End of the Line
The year was 1954. A young man sat in a dingy subway car at the 205 Street Bronx subway station. The station was the end of the line, or the beginning of the line depending whether a passenger was getting on or off. Soon the car would begin its rattling journey back again to Manhattan and Queens .
Dirty windows reflected back a boyish grin, and a near empty brain.
Foolish ideas were falling like brown leaves in autumn.
Green buds would replace them, but there soon would be a time when there would be no more green buds, no more D trains. As he sat there, death was the last thought in his immature mind, it could never happen to him.
Fifty-four years later a doctor gave him the good news. “You may have another 5 -10 years left.” The bad news was of course, “You only have another 5-10 years left.”
The doctor smiled nervously, “No big time bad news here. I remembered a patient with CLL who lived 15 years with only minor worsening. You will probably die of something else.”
Time to rejoice in the good news. No time for tears. Cheers!
The subway doors rattled shut; the car momentarily lurched backward as if afraid of the future, and then rumbled off into the dark tunnel.
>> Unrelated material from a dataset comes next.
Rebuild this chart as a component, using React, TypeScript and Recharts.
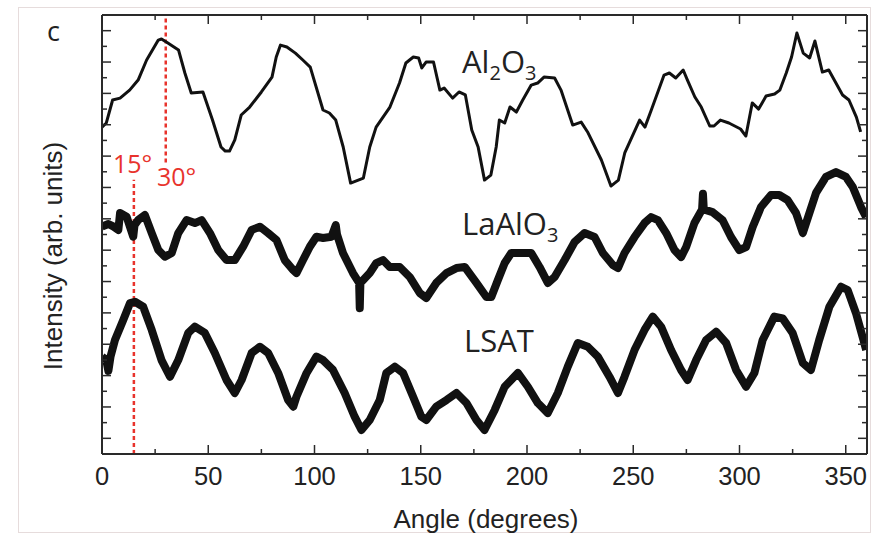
import React from 'react';
import { LineChart, Line, XAxis, YAxis, ReferenceLine } from 'recharts';

// angle (degrees) / intensity (arb. units, stacked offsets)
const AL2O3: [number, number][] = [
  [0,20.85],[2,21.11],[5,22.58],[8.5,22.70],[13,23.21],[17,23.85],[21,25.13],[26.5,26.40],[28,26.47],[31,26.21],[36,25.77],[39,24.30],[42,23.02],[47.5,23.09],[52,21.30],[56,19.58],[58,19.32],[60,19.32],[62.5,20.03],[65.5,21.62],[69.5,22.13],[75,23.09],[80,24.04],[82,25.32],[84,26.08],[87,25.96],[91,25.57],[94.5,25.13],[98,24.68],[104,21.94],[107,21.75],[110,21.30],[113.5,19.58],[117,17.28],[123,17.60],[126,19.58],[129,20.85],[135.5,22.13],[140,23.66],[143,24.94],[146.5,25.32],[149,25.26],[150.5,24.62],[152.5,25.00],[156,25.00],[159,23.21],[161,23.34],[165,22.70],[168,23.09],[171,22.90],[174,20.66],[177,19.58],[180,17.47],[183,17.79],[185.5,19.58],[187,21.30],[189.5,21.11],[192,22.13],[195,21.81],[198,22.58],[202,23.53],[205,23.66],[208,24.04],[213,23.98],[216,23.21],[221.5,20.98],[225.5,21.17],[228.5,20.54],[235,18.75],[239.5,17.09],[243,17.47],[246,19.20],[253,21.30],[255.5,20.85],[258.5,21.94],[264.5,24.17],[267,24.30],[270,23.98],[273.5,24.49],[275.5,23.85],[279,22.77],[282,22.13],[286,20.92],[288,20.92],[291,21.30],[295,21.11],[300.5,20.73],[303,20.28],[306,22.39],[309,22.00],[312.5,22.83],[316.5,22.96],[319,23.21],[322,24.30],[324.5,25.32],[327,26.85],[330,25.57],[333,25.26],[335.5,26.34],[339,24.36],[342,24.49],[348.5,22.90],[351.5,22.58],[355,21.49],[357,20.54]
];

const LAALO3: [number, number][] = [
  [0,14.50],[3,14.67],[5.5,14.5],[7.7,14.29],[8.5,15.37],[11.6,15.13],[14.7,13.86],[15.3,14.6],[17,14.92],[20.2,15.24],[23.4,14.09],[26.5,13.01],[29.6,12.58],[32.8,12.82],[35.9,14.09],[39.8,14.92],[43.7,14.73],[46.9,14.92],[50.8,14.09],[54.7,13.01],[58.6,12.37],[62.5,12.37],[66.4,13.22],[70.4,14.29],[74.3,14.50],[78.2,14.09],[82.1,13.65],[86,12.37],[90,11.73],[91.5,11.54],[94.6,12.37],[97.8,13.22],[100.9,13.86],[104,13.78],[108,13.86],[110,14.6],[110.6,14.0],[113.4,12.82],[118.1,11.54],[121,10.91],[121.3,9.3],[121.6,10.91],[126,11.54],[129.1,12.18],[132.2,12.37],[135.4,11.93],[140.1,11.93],[144.8,11.29],[149.5,10.27],[152.6,9.95],[157.3,10.91],[162.1,11.54],[166.8,11.86],[170.7,11.93],[176.2,10.91],[180.9,10.01],[183.2,10.01],[186.3,11.10],[189.5,12.18],[192.6,12.82],[197.3,12.82],[202,12.82],[205.9,11.93],[209.8,10.91],[213,11.29],[217.7,12.37],[222.4,13.52],[227.1,14.09],[231.8,13.84],[235.7,12.82],[240.4,12.05],[242.8,11.86],[245.9,12.82],[250.6,13.84],[255.3,14.73],[258.4,15.11],[261.6,14.92],[265.5,14.09],[269.4,13.01],[272.5,12.56],[274.9,13.20],[278.8,14.73],[282.4,15.6],[282.8,16.6],[283.2,15.6],[287.3,15.43],[292,14.92],[296,13.84],[299.9,13.01],[303.1,13.20],[306.2,14.48],[310.1,15.75],[314.8,16.52],[318.7,16.52],[322.6,16.20],[326.6,15.37],[329.8,14.09],[332.9,15.37],[336,16.65],[340.7,17.67],[345.4,17.98],[350.1,17.67],[353.3,17.03],[357.2,15.75],[359.6,15.11]
];

const LSAT: [number, number][] = [
  [0,6.21],[2,6.0],[3,5.3],[4,6.2],[6.1,7.27],[10,8.55],[13.2,9.63],[15.5,9.71],[19.4,9.39],[23.4,7.91],[28,5.99],[32,4.93],[35.9,5.99],[40.6,7.72],[43.7,8.12],[48.4,7.72],[53.1,6.44],[58.6,4.72],[62.5,3.89],[65.7,4.72],[70.4,6.44],[74.3,6.84],[78.2,6.44],[82.9,5.17],[87.6,3.44],[90,3.02],[91.5,3.65],[96.3,5.17],[100.9,6.21],[104,5.99],[108.7,5.36],[114.2,3.89],[118.9,2.38],[122.1,1.53],[126,2.17],[130.7,3.44],[133.8,5.17],[137.8,5.57],[141.7,5.17],[146.4,3.65],[150.3,2.38],[152.6,2.17],[157.3,3.02],[162.1,3.44],[166.8,3.89],[171.5,3.25],[176.2,2.17],[180,1.53],[184.8,2.81],[189.5,4.29],[195.7,5.17],[200.4,4.29],[205.1,3.25],[209.8,2.61],[214.5,3.89],[219.2,5.57],[223.9,7.08],[228.6,6.84],[233.3,6.21],[238.8,4.93],[242.8,3.89],[245.9,4.93],[250.6,6.63],[255.3,7.91],[259.2,8.76],[263.1,8.12],[267.8,6.63],[272.5,5.36],[275.6,4.72],[279.6,5.99],[284.3,7.27],[289,7.80],[293.7,7.08],[298.4,5.36],[303.1,4.29],[307,5.17],[310.9,7.27],[316.4,8.76],[320.3,8.65],[325,7.72],[329.8,5.80],[333.6,5.36],[337.5,7.27],[342.3,9.39],[347.8,10.67],[350.9,10.46],[354.8,8.99],[357.9,7.48],[359.6,6.63]
];

const X_TICKS = [0, 25, 50, 75, 100, 125, 150, 175, 200, 225, 250, 275, 300, 325, 350];
const Y_TICKS = [1, 2, 3, 4, 5, 6, 7, 8, 9, 10, 11, 12, 13, 14, 15, 16, 17, 18, 19, 20, 21, 22, 23, 24, 25, 26, 27];
const MARK_15 = 15;
const MARK_30 = 30;

const toRows = (a: [number, number][]) => a.map(([x, v]) => ({ x, v }));
const alData = toRows(AL2O3);
const laData = toRows(LAALO3);
const lsData = toRows(LSAT);

const AXIS = '#2a2a2a';
const TICK_FONT = '"Liberation Sans", Arial, sans-serif';
const LABEL_FONT = '"Open Sans", "Noto Sans", sans-serif';
const RED = '#e8332c';

const BottomTick = (p: any) => {
  const major = p.payload.value % 50 === 0;
  return (
    <g>
      <line x1={p.x} x2={p.x} y1={p.y} y2={p.y - (major ? 9 : 5)} stroke={AXIS} strokeWidth={1.5} />
      {major && (
        <text x={p.x} y={p.y + 31} textAnchor="middle" fontSize={25.5} fontFamily={TICK_FONT} fill="#222">
          {p.payload.value}
        </text>
      )}
    </g>
  );
};
const TopTick = (p: any) => {
  const major = p.payload.value % 50 === 0;
  return <line x1={p.x} x2={p.x} y1={p.y} y2={p.y + (major ? 9 : 5)} stroke={AXIS} strokeWidth={1.5} />;
};
const LeftTick = (p: any) => {
  const long = p.payload.value % 2 === 1;
  return <line x1={p.x} x2={p.x + (long ? 9 : 5)} y1={p.y} y2={p.y} stroke={AXIS} strokeWidth={1.5} />;
};
const RightTick = (p: any) => {
  const long = p.payload.value % 2 === 1;
  return <line x1={p.x} x2={p.x - (long ? 9 : 5)} y1={p.y} y2={p.y} stroke={AXIS} strokeWidth={1.5} />;
};

export default function App() {
  return (
    <div style={{ position: 'absolute', left: 0, top: 0, width: 885, height: 537, background: '#fff' }}>
      <div style={{ position: 'absolute', left: 18, top: 7, width: 851, height: 524, border: '1.5px solid #e6dcdc' }} />
      <div style={{ position: 'absolute', left: 0, top: 0 }}>
        <LineChart width={885} height={537} margin={{ top: 5, right: 8, bottom: 43, left: 92 }}>
          <XAxis xAxisId="b" dataKey="x" type="number" domain={[0, 360]} allowDataOverflow ticks={X_TICKS} interval={0}
            orientation="bottom" height={40} tickSize={0} tickMargin={0} tickLine={false}
            axisLine={{ stroke: AXIS, strokeWidth: 2 }} tick={BottomTick} />
          <XAxis xAxisId="t" dataKey="x" type="number" domain={[0, 360]} allowDataOverflow ticks={X_TICKS} interval={0}
            orientation="top" height={10} tickSize={0} tickMargin={0} tickLine={false}
            axisLine={{ stroke: AXIS, strokeWidth: 2 }} tick={TopTick} />
          <YAxis yAxisId="l" type="number" domain={[0, 28]} allowDataOverflow ticks={Y_TICKS} interval={0}
            orientation="left" width={10} tickSize={0} tickMargin={0} tickLine={false}
            axisLine={{ stroke: AXIS, strokeWidth: 2 }} tick={LeftTick} />
          <YAxis yAxisId="r" type="number" domain={[0, 28]} allowDataOverflow ticks={Y_TICKS} interval={0}
            orientation="right" width={10} tickSize={0} tickMargin={0} tickLine={false}
            axisLine={{ stroke: AXIS, strokeWidth: 2 }} tick={RightTick} />
          <ReferenceLine xAxisId="b" yAxisId="l" segment={[{ x: MARK_15, y: 0 }, { x: MARK_15, y: 17.5 }]}
            stroke={RED} strokeWidth={2.5} strokeDasharray="4 3" />
          <ReferenceLine xAxisId="b" yAxisId="l" segment={[{ x: MARK_30, y: 18.6 }, { x: MARK_30, y: 28 }]}
            stroke={RED} strokeWidth={2.5} strokeDasharray="4 3" />
          <Line xAxisId="b" yAxisId="l" data={alData} dataKey="v" type="linear" stroke="#111" strokeWidth={3}
            dot={false} isAnimationActive={false} strokeLinejoin="round" />
          <Line xAxisId="b" yAxisId="l" data={laData} dataKey="v" type="linear" stroke="#111" strokeWidth={8}
            dot={false} isAnimationActive={false} strokeLinejoin="round" />
          <Line xAxisId="b" yAxisId="l" data={lsData} dataKey="v" type="linear" stroke="#111" strokeWidth={8}
            dot={false} isAnimationActive={false} strokeLinejoin="round" />
        </LineChart>
      </div>
      <svg width={885} height={537} style={{ position: 'absolute', left: 0, top: 0, pointerEvents: 'none' }}>
        <text x={47} y={41} fontSize={27} fontFamily={LABEL_FONT} fill="#222">c</text>
        <text x={462} y={73} fontSize={31} fontFamily={LABEL_FONT} fill="#222">
          Al<tspan fontSize={20} dy={7}>2</tspan><tspan dy={-7}>O</tspan><tspan fontSize={20} dy={7}>3</tspan>
        </text>
        <text x={462} y={235} fontSize={31} fontFamily={LABEL_FONT} fill="#222">
          LaAlO<tspan fontSize={20} dy={7}>3</tspan>
        </text>
        <text x={464} y={352} fontSize={31} fontFamily={LABEL_FONT} fill="#222">LSAT</text>
        <text x={113} y={173} fontSize={25} fontFamily={LABEL_FONT} fill={RED}>15°</text>
        <text x={157} y={186} fontSize={25} fontFamily={LABEL_FONT} fill={RED}>30°</text>
        <text x={486} y={528} textAnchor="middle" fontSize={26} fontFamily={TICK_FONT} fill="#222">Angle (degrees)</text>
        <text x={0} y={0} transform="translate(62,256) rotate(-90)" textAnchor="middle" fontSize={26} fontFamily={TICK_FONT} fill="#222">
          Intensity (arb. units)
        </text>
      </svg>
    </div>
  );
}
Later in the day the D train returned to the last stop in the Bronx without the reflected image of the guileless boy. Eventually, the old subway car would be replaced by a shiny new car; the boy would be replaced by an old man at his last stop. He heard the closing doors behind him.
The old D subway car would soon become scrap metal; eventually it would become molecules floating in space, floating with those of the old man.
His ashes, plus a few teeth, two plates and four screws from his back surgery, would be carefully brushed into an urn. The urn would be placed in a sacred nitch soon to be forgotten. The old man expected and wanted nothing more. No more D trains; no more green buds, no more friends, no more love.
Some think it should be comforting in the dark nitch. A loving wife would be at the old man’s side. What more could he ask?
The sacred nitch was closed, never to be opened again to let in a ray of sunshine, a grain of pollen, or a bird-song.
But, before this all happens I intend to leave something else behind, my thoughts about science and superstition. Each blog will contain an essay, a poem, or a fictional tale about science and/or superstition. Perhaps some of you will enjoy reading about the new and exciting developments in evolution. Symbiogenesis will blow your mind as will epigenetic controls over our DNA. Darwin, if he were alive, would be delighted with the new science of evolution. I will deal with the eyewitness account that Darwin recanted his theory and accepted Christ on his deathbed.
What about healing prayer? Does it really work? Are there reliable scientific data proving the claim? Also, did Einstein believe in a deity?
Did Galileo receive a pardon after suffering in hell for 358 years?
I hope some brave and curious readers offer their opinions. I’m willing and excited to learn something more before I get shoved into that nitch in the wall.